Free Improv class: 3rd Mondays of the month through December. 7:00-8:45pm. We’ll learn skills that will help us be present and connect with each other while playing out hilarious games and scenes.
Recently, I’ve been getting feedback that I look really comfortable on stage. I have mixed feelings about that. On one hand, I think it shows that my dedication and practice to improving my improv skills is working. I can play a character, listen, make up stories and do object work (mime) while on stage. I want to be comfortable performing. However, when I received this feedback I was actually really scared and not satisfied with my performance at all. I didn’t enjoy myself. So what am I doing when I’m enjoying myself and feeling at ease on stage and off? I’ve been wondering about this for a couple months.
I started improvising at a drop in class that I only attended once or twice a month. My first big “a-ha!” moment came when I realized I could simply play with whatever I was experiencing in my body. I didn’t have to make something up. If my belly felt tight, I could clutch at it and bend over. If my hand was shaking a little, I could shake it more. If my head felt light, I could lay down. I realized that my choice to say yes to my experience and then add to it by making it bigger was an offer and a gift to my scene partner. It was also a gift to myself. My experience would immediately begin to shift once I revealed and began to play with it. Then I would feel at ease.
So when I’m feeling ease, I’m revealing some genuine part of my inner experience, I’m allowing my impulses and I’m playing with what’s here now. If go through a whole scene not doing those things, my fear persists and it’s generally slow and clunky. I might be listening to my partner’s words, responding with a logical story, staying true to my character and the scene might be good.
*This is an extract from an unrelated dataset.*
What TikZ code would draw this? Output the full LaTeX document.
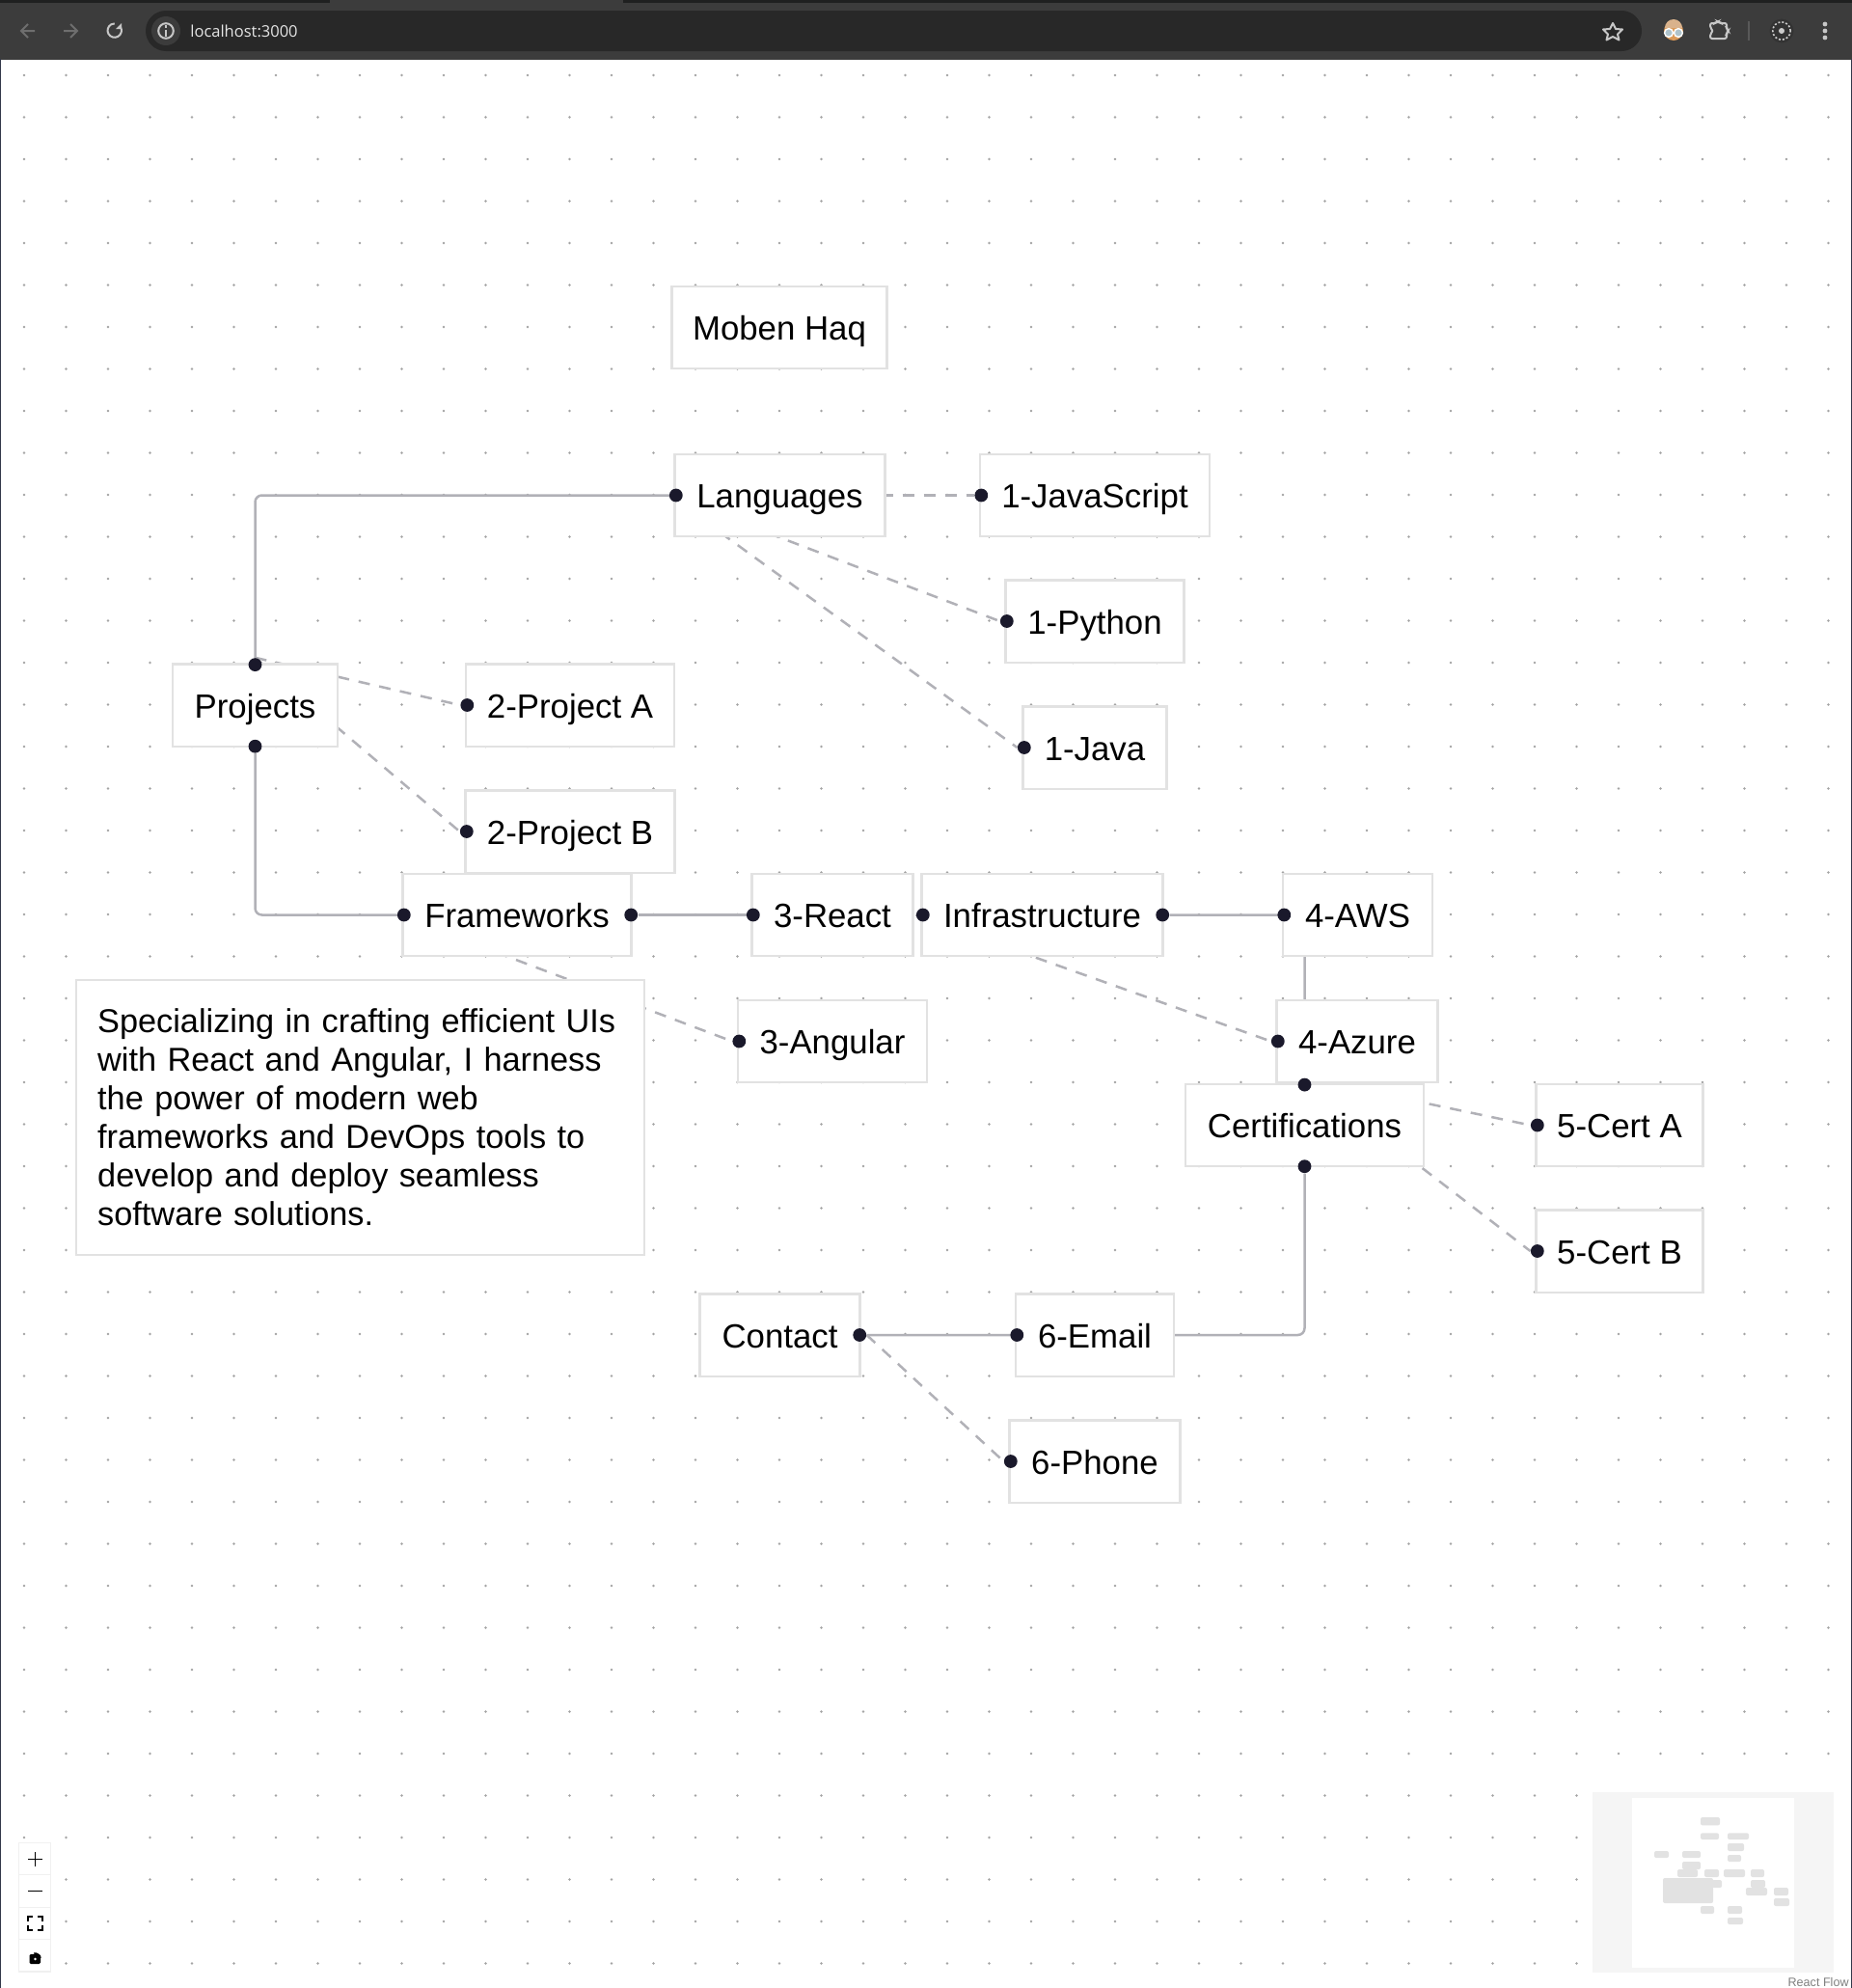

But it won’t be great. In great scenes the improvisers are playing and truly enjoying themselves. The audience can tell when an improviser is having a really good time. It’s contagious.
Somewhere along the way I let my skill override my in-the-moment experience. More specifically, I let my head-centric skills take over. I’ll never have enough skill to outshine the power of being with my experience. That’s why I do improv. That’s what it’s all about and I think this applies to any occupation, hobby or relationship – AKA, life. As I learn to tell better stories and create more compelling characters, I want to always keep my experience, including my experience of my partner and the space, as the primary fuel for my creativity. My skills are there to support and embellish my experience.
Feeling at ease on stage will come with allowing myself to be seen. When I allow what’s on the inside to be witnessed, I relax. Even if it’s just a little bit to begin with – the shaking of my hand, the crinkling of my brow or the bounce of my step. I consciously choose to show the audience what I’m experiencing. The thing is, they can already tell I’m scared or excited or angry, but when I choose to ‘yes, and’ my experience and incorporate it into what I’m doing – everyone, not just me, gets to breathe a sigh of relief. It’s the magic move of improv and comedy. The audience knows that you know what they know. It creates a resonance and in that space the next thing can emerge.